Mr Cadman - It is a scandal.

Mr CHAPMAN -The way they misrepresent the Commonwealth Government's funding of projects in that State is a scandal. Given the need to restrain government spending, which has stemmed from the previous Labor Government's extravagance, this is a commendable effort. As I said, it shows that the Fraser Government still gives a high priority to urban public transport needs. The slight reduction m the Budget this year is in comparison with the Fraser Government's Budget of the year before. The inference in that pamphlet is that the Fraser Government has slashed spending on urban public transport in comparison with the previous

Labor Government. The heading of that pamphlet is therefore grossly misleading. Add.tionally, the assertion in the pamphlet that the Fraser Government is providing less money for urban public transport is a downright lie. The $5 8m provided in the 1976-77 Budget was nearly twice as much money for urban public transport as that provided in the last Labor Budget of the year before. Fortunately for all Australians that will be the last Budget the Labor Party has a chance to bring down in this place for many years to come.

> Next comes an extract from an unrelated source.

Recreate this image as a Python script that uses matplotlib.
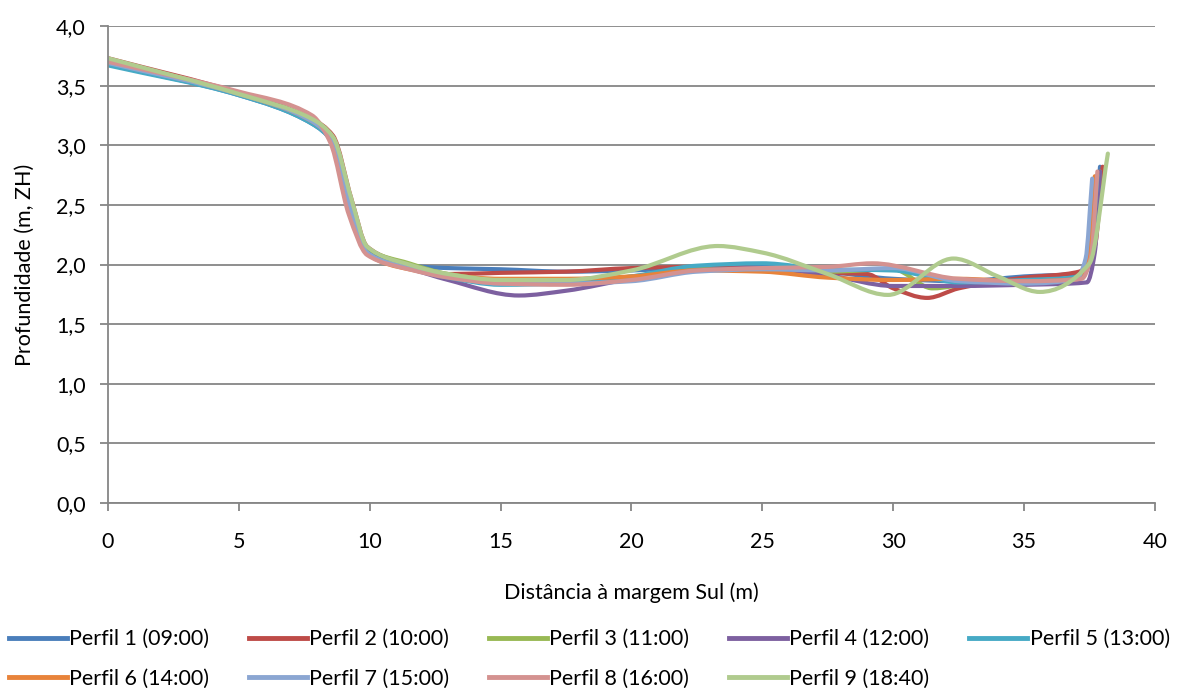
import matplotlib
matplotlib.use("Agg")
import matplotlib.pyplot as plt
import numpy as np
from matplotlib.path import Path
from matplotlib.patches import PathPatch
from matplotlib.lines import Line2D
from matplotlib.ticker import FuncFormatter, MultipleLocator

plt.rcParams['font.family'] = ['Lato', 'DejaVu Sans']

labels = ["Perfil 1 (09:00)", "Perfil 2 (10:00)", "Perfil 3 (11:00)", "Perfil 4 (12:00)",
          "Perfil 5 (13:00)", "Perfil 6 (14:00)", "Perfil 7 (15:00)", "Perfil 8 (16:00)",
          "Perfil 9 (18:40)"]
colors = ["#4A7EBB", "#BE4B48", "#98B954", "#7D60A0", "#46AAC5", "#E8833A",
          "#8BA6D2", "#D49290", "#B0CB8E"]

x1 = [0, 5, 7.8, 8.6, 9.3, 9.9, 11.5, 13, 15, 17.5, 20, 22.5, 25, 27.5, 30, 32.5, 35, 37.2, 37.6, 37.9]
y1 = [3.68, 3.42, 3.18, 3.02, 2.45, 2.13, 1.99, 1.97, 1.96, 1.94, 1.95, 1.98, 1.99, 1.94, 1.88, 1.86, 1.90, 1.93, 2.10, 2.82]

x2 = [0, 5, 7.8, 8.6, 9.3, 9.9, 11.5, 13, 15, 17.5, 20, 22.5, 25, 27.5, 29, 30, 31.3, 32.5, 35, 37.1, 37.7, 38.0]
y2 = [3.73, 3.44, 3.22, 3.08, 2.55, 2.15, 2.00, 1.92, 1.93, 1.94, 1.97, 1.98, 1.97, 1.93, 1.92, 1.80, 1.72, 1.80, 1.89, 1.94, 2.15, 2.82]

x3 = [0, 5, 7.8, 8.6, 9.3, 9.9, 11.5, 13, 15, 17.5, 20, 22.5, 25, 27.5, 30, 31.5, 33, 35, 37.2, 37.6, 37.9]
y3 = [3.71, 3.43, 3.20, 3.05, 2.50, 2.14, 2.01, 1.92, 1.87, 1.86, 1.90, 1.96, 1.96, 1.94, 1.96, 1.80, 1.84, 1.86, 1.90, 2.08, 2.78]

x4 = [0, 5, 7.8, 8.6, 9.3, 9.9, 11.5, 13, 15.7, 17.5, 20, 22.5, 25, 27.5, 30, 32.5, 35, 37.4, 37.7, 37.9]
y4 = [3.70, 3.43, 3.20, 3.03, 2.45, 2.10, 1.97, 1.87, 1.74, 1.78, 1.88, 1.95, 1.97, 1.91, 1.82, 1.82, 1.83, 1.85, 2.10, 2.78]

x5 = [0, 5, 7.8, 8.6, 9.3, 9.9, 11.5, 13, 15, 17.5, 20, 22.5, 25, 27.5, 30, 32.5, 35, 37.2, 37.55, 37.8]
y5 = [3.67, 3.42, 3.18, 3.02, 2.45, 2.10, 1.97, 1.89, 1.83, 1.84, 1.90, 1.99, 2.01, 1.96, 1.95, 1.85, 1.87, 1.90, 2.08, 2.75]

x6 = [0, 5, 7.8, 8.6, 9.3, 9.9, 11.5, 13, 15, 17.5, 20, 22.5, 25, 27.5, 30, 32.5, 35, 37.1, 37.45, 37.7]
y6 = [3.70, 3.43, 3.20, 3.03, 2.45, 2.09, 1.96, 1.91, 1.88, 1.88, 1.90, 1.95, 1.94, 1.89, 1.87, 1.88, 1.86, 1.88, 2.06, 2.74]

x7 = [0, 5, 7.8, 8.6, 9.3, 9.9, 11.5, 13, 15, 17.5, 20, 22.5, 25, 27.5, 30, 32.5, 35, 37.0, 37.35, 37.6]
y7 = [3.69, 3.43, 3.20, 3.03, 2.45, 2.10, 1.97, 1.90, 1.84, 1.84, 1.86, 1.94, 1.96, 1.95, 1.97, 1.86, 1.84, 1.88, 2.05, 2.72]

x8 = [0, 5, 7.8, 8.5, 9.2, 9.9, 11.5, 13, 15, 17.5, 20, 22.5, 25, 27.5, 29.2, 32.5, 35, 37.2, 37.55, 37.8]
y8 = [3.70, 3.45, 3.25, 3.02, 2.42, 2.08, 1.96, 1.89, 1.84, 1.83, 1.87, 1.95, 1.97, 1.98, 2.01, 1.88, 1.86, 1.88, 2.06, 2.78]

x9 = [0, 5, 7.8, 8.6, 9.3, 9.9, 11.5, 13, 15, 17.5, 20, 23.3, 25, 27.5, 29.8, 32.3, 34, 35.6, 37.5, 38.2]
y9 = [3.73, 3.43, 3.22, 3.07, 2.55, 2.15, 2.00, 1.92, 1.87, 1.87, 1.95, 2.155, 2.10, 1.92, 1.745, 2.05, 1.90, 1.77, 2.01, 2.93]

xs = [x1, x2, x3, x4, x5, x6, x7, x8, x9]
ys = [y1, y2, y3, y4, y5, y6, y7, y8, y9]


def smooth_path(x, y):
    # smoothed line: shape-preserving cubic Bezier segments through the data points
    x = np.asarray(x, float)
    y = np.asarray(y, float)
    n = len(x)
    h = np.diff(x)
    d = np.diff(y) / h
    m = np.zeros(n)
    m[0], m[-1] = d[0], d[-1]
    for i in range(1, n - 1):
        if d[i - 1] * d[i] > 0:
            w1 = 2 * h[i] + h[i - 1]
            w2 = h[i] + 2 * h[i - 1]
            m[i] = (w1 + w2) / (w1 / d[i - 1] + w2 / d[i])
    verts = [(x[0], y[0])]
    codes = [Path.MOVETO]
    for i in range(n - 1):
        verts += [(x[i] + h[i] / 3, y[i] + m[i] * h[i] / 3),
                  (x[i + 1] - h[i] / 3, y[i + 1] - m[i + 1] * h[i] / 3),
                  (x[i + 1], y[i + 1])]
        codes += [Path.CURVE4] * 3
    return Path(verts, codes)


fig = plt.figure(figsize=(11.8, 6.88), dpi=100)
ax = fig.add_axes([0.0915, 0.2689, 0.8873, 0.6933])

ax.set_xlim(0, 40)
ax.set_ylim(0, 4.0)
ax.xaxis.set_major_locator(MultipleLocator(5))
ax.yaxis.set_major_locator(MultipleLocator(0.5))
ax.yaxis.set_major_formatter(FuncFormatter(lambda v, p: f"{v:.1f}".replace(".", ",")))
ax.xaxis.set_major_formatter(FuncFormatter(lambda v, p: f"{v:.0f}"))

ax.grid(axis='y', color='#868686', linewidth=1.3)
ax.set_axisbelow(True)
for s in ['top', 'right']:
    ax.spines[s].set_visible(False)
for s in ['left', 'bottom']:
    ax.spines[s].set_color('#868686')
    ax.spines[s].set_linewidth(1.3)
ax.tick_params(axis='both', colors='#868686', length=6, width=1.3, labelsize=15.5,
               labelcolor='black')
ax.tick_params(axis='x', pad=15)
ax.tick_params(axis='y', pad=10)

for x, y, c in zip(xs, ys, colors):
    ax.add_patch(PathPatch(smooth_path(x, y), fill=False, edgecolor=c, linewidth=3.0,
                           capstyle='round', joinstyle='round'))

ax.set_ylabel("Profundidade (m, ZH)", fontsize=15.5, labelpad=15)
ax.set_xlabel("Distância à margem Sul (m)", fontsize=15.5, labelpad=22)

handles = [Line2D([0], [0], color=c, linewidth=3.5) for c in colors]
order = [0, 5, 1, 6, 2, 7, 3, 8, 4]
fig.legend([handles[i] for i in order], [labels[i] for i in order], ncol=5,
           loc='lower left', bbox_to_anchor=(0.0, -0.014),
           frameon=False, fontsize=15.5, handlelength=2.7, handletextpad=0.1,
           columnspacing=1.85, labelspacing=0.92, borderaxespad=0.0)

fig.savefig("out.png", dpi=100)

As I have mentioned already, a further $51m has been provided for these transport projects in the current Budget. This includes $5m specifically committed as the Commonwealth Government's contribution to new projects in 1977-78. It should be noted that this is the first allocation of Commonwealth funds for new works under this scheme since 1974. It is also the only money allocated to new projects of any type over the whole range of government expenditure in the 1977-78 Budget. This initiation of new projects contrasts with the Labor Party's performance in government in 1975 and the misleading claims about which I have spoken. It shows that the Liberal-National Country Party Government cares about people who are dependent on public transport. Hence in two years in office the Liberal-National Country Party Government has provided $109m for urban public transport. This is 40 per cent more than the previous Labor Government provided in three years. This point should be emphasised. The $109m provided by the Fraser Government in two years is 40 per cent more than the Labor Government provided in three years. This shows how the Fraser Government has given a higher priority to this area than the previous Labor Government. During a period of necessary restraint on government spending and cutbacks in spending m many areas of spending the Government has increased funding in areas of real need such as urban public transport. It is providing much more money at a time of restraint than Labor saw fit to give in its era of free, easy and uncontrolled government spending which caused our economic problems. Whether one looks at the Bill now before the House or at the overall Budget allocation for urban public transport, one sees that the Government is definite in its commitments and has provided the funds for the States to get on with the job. Certainly this piece of legislation, the Transport Planning and Research (Financial Assistance) Bill, will continue that funding in a very special area and will continue the opportunity for the

States to conduct research on a two for one basis next year and on a 50/50 funding basis thereafter. I commend the Bill to the House and urge its speedy passage.